EKF is suboptimal due to linearization errors. It may diverge in the presence of strong nonlinearities.

Unscented Kalman Filter (UKF, Julier-Uhlmann 1997). Instead of linearization, a set of deterministic "sigma-points" is passed through the nonlinear f, h, and output statistics are estimated. Accuracy up to the 3rd moment inclusive. Often outperforms EKF at moderate computational cost.

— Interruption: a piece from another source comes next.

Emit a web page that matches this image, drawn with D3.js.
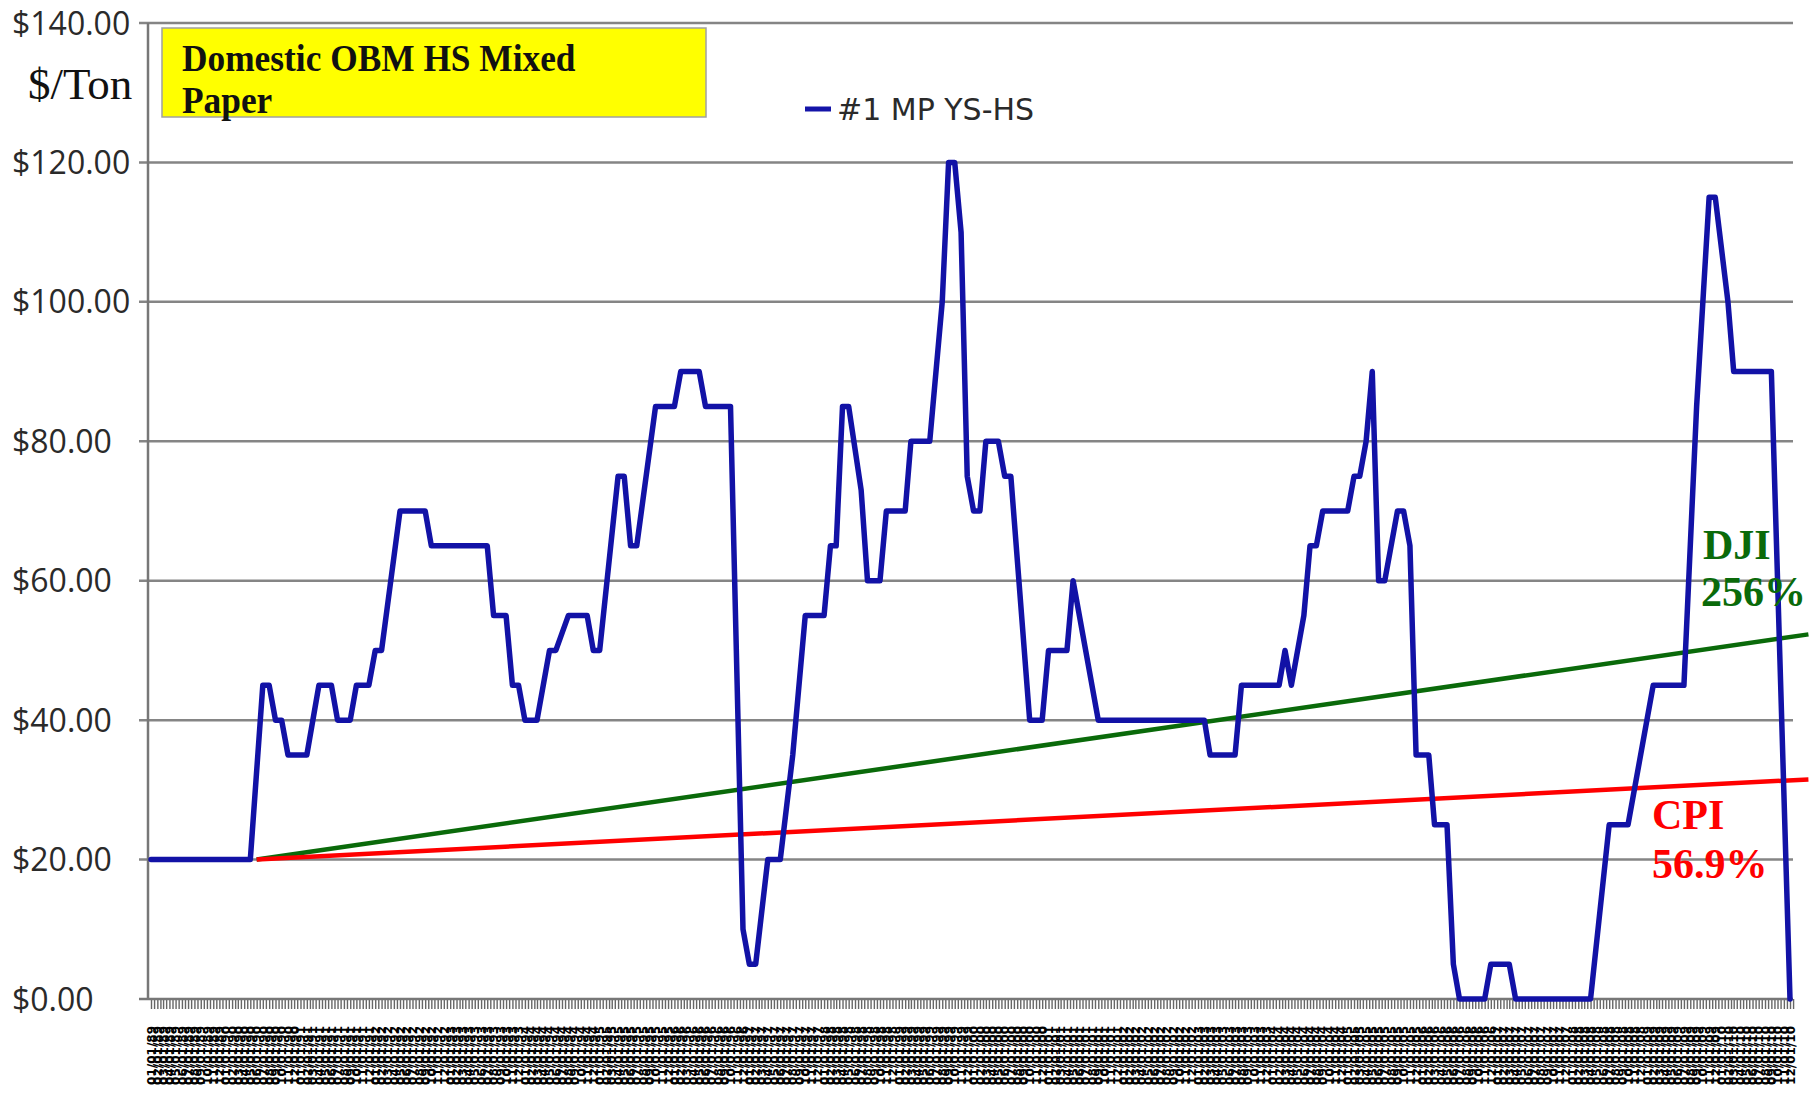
<!DOCTYPE html>
<html>
<head>
<meta charset="utf-8">
<script src="https://cdn.jsdelivr.net/npm/d3@7"></script>
<style>
  body { margin: 0; background: #fff; }
</style>
</head>
<body>
<svg width="1817" height="1100"></svg>
<script>
// Price line vertices, monthly ($/ton)
const priceMonths = [
  "1989-01", "1990-05", "1990-07", "1990-08", "1990-09", "1990-10", "1990-11", "1991-02",
  "1991-04", "1991-06", "1991-07", "1991-09", "1991-10", "1991-12", "1992-01", "1992-02",
  "1992-05", "1992-09", "1992-10", "1993-07", "1993-08", "1993-10", "1993-11", "1993-12",
  "1994-01", "1994-03", "1994-05", "1994-06", "1994-08", "1994-11", "1994-12", "1995-01",
  "1995-04", "1995-05", "1995-06", "1995-07", "1995-10", "1996-01", "1996-02", "1996-05",
  "1996-06", "1996-10", "1996-12", "1997-01", "1997-02", "1997-04", "1997-06", "1997-08",
  "1997-10", "1998-01", "1998-02", "1998-03", "1998-04", "1998-05", "1998-07", "1998-08",
  "1998-10", "1998-11", "1999-02", "1999-03", "1999-06", "1999-08", "1999-09", "1999-10",
  "1999-11", "1999-12", "2000-01", "2000-02", "2000-03", "2000-05", "2000-06", "2000-07",
  "2000-10", "2000-12", "2001-01", "2001-04", "2001-05", "2001-09", "2003-02", "2003-03",
  "2003-07", "2003-08", "2004-02", "2004-03", "2004-04", "2004-06", "2004-07", "2004-08",
  "2004-09", "2005-01", "2005-02", "2005-03", "2005-04", "2005-05", "2005-06", "2005-07",
  "2005-09", "2005-10", "2005-11", "2005-12", "2006-02", "2006-03", "2006-05", "2006-06",
  "2006-07", "2006-11", "2006-12", "2007-03", "2007-04", "2008-04", "2008-07", "2008-10",
  "2009-02", "2009-07", "2009-09", "2009-11", "2009-12", "2010-02", "2010-03", "2010-09",
  "2010-12"
];
const priceValues = [
  20, 20, 45, 45, 40, 40, 35, 35,
  45, 45, 40, 40, 45, 45, 50, 50,
  70, 70, 65, 65, 55, 55, 45, 45,
  40, 40, 50, 50, 55, 55, 50, 50,
  75, 75, 65, 65, 85, 85, 90, 90,
  85, 85, 10, 5, 5, 20, 20, 35,
  55, 55, 65, 65, 85, 85, 73, 60,
  60, 70, 70, 80, 80, 100, 120, 120,
  110, 75, 70, 70, 80, 80, 75, 75,
  40, 40, 50, 50, 60, 40, 40, 35,
  35, 45, 45, 50, 45, 55, 65, 65,
  70, 70, 75, 75, 80, 90, 60, 60,
  70, 70, 65, 35, 35, 25, 25, 5,
  0, 0, 5, 5, 0, 0, 25, 25,
  45, 45, 85, 115, 115, 100, 90, 90,
  0
];

// Trend lines (start and end)
const trendMonths = ["1990-06", "2011-03"];
const djiValues = [20, 52.3];
const cpiValues = [20, 31.5];

// Axes
const axisFirstMonth = "1989-01";
const axisLastMonth = "2010-12";
const yTicks = [0, 20, 40, 60, 80, 100, 120, 140];

const parseMonth = d3.timeParse("%Y-%m");
const svg = d3.select("svg");

const plotLeft = 148, plotRight = 1793, plotTop = 23, plotBottom = 999;

const x = d3.scaleTime()
  .domain([parseMonth(axisFirstMonth), parseMonth(axisLastMonth)])
  .range([151, 1790]);
const y = d3.scaleLinear().domain([0, 140]).range([plotBottom, plotTop]);

// horizontal gridlines
svg.append("g")
  .selectAll("line")
  .data(yTicks.filter(d => d > 0))
  .enter().append("line")
  .attr("x1", plotLeft - 9).attr("x2", plotRight)
  .attr("y1", d => y(d)).attr("y2", d => y(d))
  .attr("stroke", "#858585")
  .attr("stroke-width", 2.5);

// y labels (left aligned like the original)
svg.append("g")
  .selectAll("text")
  .data(yTicks)
  .enter().append("text")
  .attr("x", 12)
  .attr("y", d => y(d))
  .attr("dy", "0.36em")
  .attr("font-family", "Open Sans, sans-serif")
  .attr("font-size", 32)
  .attr("fill", "#2a2a2a")
  .text(d => "$" + d3.format(".2f")(d));

// x axis: monthly labels, half-month ticks
const months = d3.timeMonth.range(parseMonth(axisFirstMonth),
  d3.timeMonth.offset(parseMonth(axisLastMonth), 1));

const xAxis = svg.append("g")
  .attr("transform", `translate(0,${plotBottom})`)
  .call(d3.axisBottom(x)
    .tickValues(months)
    .tickFormat(d3.timeFormat("%m/%d/%y"))
    .tickSize(10)
    .tickSizeOuter(0));
xAxis.select(".domain").remove();
xAxis.selectAll(".tick line").attr("stroke", "#666").attr("stroke-width", 1.4);
xAxis.selectAll("text")
  .attr("y", 0)
  .attr("x", -27)
  .attr("dy", "0.35em")
  .attr("transform", "rotate(-90)")
  .style("text-anchor", "end")
  .attr("font-family", "DejaVu Sans, sans-serif")
  .attr("font-weight", "bold")
  .attr("font-size", 12)
  .attr("fill", "#000");

svg.append("g")
  .attr("transform", `translate(0,${plotBottom})`)
  .call(d3.axisBottom(x)
    .tickValues(months.map(d => d3.timeDay.offset(d, 15)))
    .tickFormat("")
    .tickSize(10)
    .tickSizeOuter(0))
  .call(g => g.select(".domain").remove())
  .selectAll(".tick line").attr("stroke", "#666").attr("stroke-width", 1.4);

// axis lines
svg.append("line")
  .attr("x1", plotLeft - 9).attr("x2", plotRight)
  .attr("y1", plotBottom).attr("y2", plotBottom)
  .attr("stroke", "#777").attr("stroke-width", 2.5);
svg.append("line")
  .attr("x1", plotLeft).attr("x2", plotLeft)
  .attr("y1", plotTop).attr("y2", plotBottom)
  .attr("stroke", "#777").attr("stroke-width", 2.5);

// title box
svg.append("rect")
  .attr("x", 162).attr("y", 28)
  .attr("width", 544).attr("height", 89)
  .attr("fill", "#ffff00")
  .attr("stroke", "#a0a0a0").attr("stroke-width", 1.5);

const serif = "Liberation Serif, Times New Roman, serif";
svg.append("text")
  .attr("transform", "translate(182,71) scale(0.93,1)")
  .attr("font-family", serif)
  .attr("font-weight", "bold")
  .attr("font-size", 38)
  .attr("fill", "#111")
  .text("Domestic OBM HS Mixed");
svg.append("text")
  .attr("transform", "translate(182,113) scale(0.93,1)")
  .attr("font-family", serif)
  .attr("font-weight", "bold")
  .attr("font-size", 38)
  .attr("fill", "#111")
  .text("Paper");

svg.append("text")
  .attr("transform", "translate(28,99)")
  .attr("font-family", serif)
  .attr("font-size", 45)
  .attr("fill", "#111")
  .text("$/Ton");

// legend
svg.append("line")
  .attr("x1", 805).attr("x2", 831)
  .attr("y1", 109).attr("y2", 109)
  .attr("stroke", "#1414a8").attr("stroke-width", 5);
svg.append("text")
  .attr("x", 837).attr("y", 109)
  .attr("dy", "0.36em")
  .attr("font-family", "DejaVu Sans, sans-serif")
  .attr("font-size", 30)
  .attr("fill", "#2a2a2a")
  .text("#1 MP YS-HS");

// trend lines
const line = d3.line()
  .x(d => x(d[0]))
  .y(d => y(d[1]));

const trendDates = trendMonths.map(parseMonth);
svg.append("path")
  .datum(trendDates.map((d, i) => [d, djiValues[i]]))
  .attr("d", line)
  .attr("fill", "none")
  .attr("stroke", "#0a6a0a")
  .attr("stroke-width", 4.5);
svg.append("path")
  .datum(trendDates.map((d, i) => [d, cpiValues[i]]))
  .attr("d", line)
  .attr("fill", "none")
  .attr("stroke", "#ff0000")
  .attr("stroke-width", 4.5);

// price line
svg.append("path")
  .datum(priceMonths.map((m, i) => [parseMonth(m), priceValues[i]]))
  .attr("d", line)
  .attr("fill", "none")
  .attr("stroke", "#1212a6")
  .attr("stroke-width", 5.5)
  .attr("stroke-linejoin", "round")
  .attr("stroke-linecap", "round");

// annotations
const dji = svg.append("text")
  .attr("font-family", serif).attr("font-weight", "bold")
  .attr("font-size", 42).attr("fill", "#0a6a0a");
dji.append("tspan").attr("x", 1703).attr("y", 559).text("DJI");
dji.append("tspan").attr("x", 1701).attr("y", 606).text("256%");

const cpi = svg.append("text")
  .attr("font-family", serif).attr("font-weight", "bold")
  .attr("font-size", 42).attr("fill", "#ff0000");
cpi.append("tspan").attr("x", 1652).attr("y", 829).text("CPI");
cpi.append("tspan").attr("x", 1652).attr("y", 878).text("56.9%");
</script>
</body>
</html>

Particle Filter (Sequential Monte Carlo). Approximation of the posterior distribution p(x_t | y_{0:t}) by a set of weighted "particles" {x_t^{(i)}, w_t^{(i)}}. Does not assume Gaussianity, works for any distributions. Computationally more expensive (1000–10,000 particles), but universal.

Real-world Applications

GPS and inertial navigation (INS). Integration of accelerometers (accurate in the short term, drift) and GPS (accurate once per second, no drift) via EKF. Accuracy 1–10 m in a smartphone, < 0.1 m in aviation.
Apollo (1969) and Space Shuttle. Navigation to the Moon was computed onboard by the Kalman filter. MIT program (Battin), project lead — Kalman personally consulted.
Finance. Estimation of hidden volatility (stochastic volatility models) — nonlinear Kalman filter. Market-making trading strategies use the KF to estimate fair value.
Robotics and SLAM. Simultaneous Localization and Mapping: a robot builds a map and simultaneously localizes itself. EKF-SLAM, GraphSLAM — core of autonomous Roomba vacuum cleaners and Amazon Kiva warehouse robots.
Biomedicine. Wearable ECG monitors with motion artifact filtering. Estimation of blood oxygen saturation in pulse oximeters.

Assignment. A ship with state x = (px, py, vx, vy). Constant velocity dynamics + process noise Q = 0.1·I (on velocity). GPS measurements: y = (px, py) + N(0, R = 25·I). Step dt = 1 s, simulation for 200 s. True trajectory: circular motion of radius 100 m with angular velocity 0.05 rad/s (start at (100, 0)). (a) Implement the discrete Kalman filter. (b) Generate true data, noisy GPS measurements, and filter estimates. (c) Plot all three trajectories on a single graph. (d) Compute position RMSE for measurements and for the filter. (e) Experiment: change Q = 0.01·I ("we are confident" that velocity is constant) — how does this affect maneuver tracking?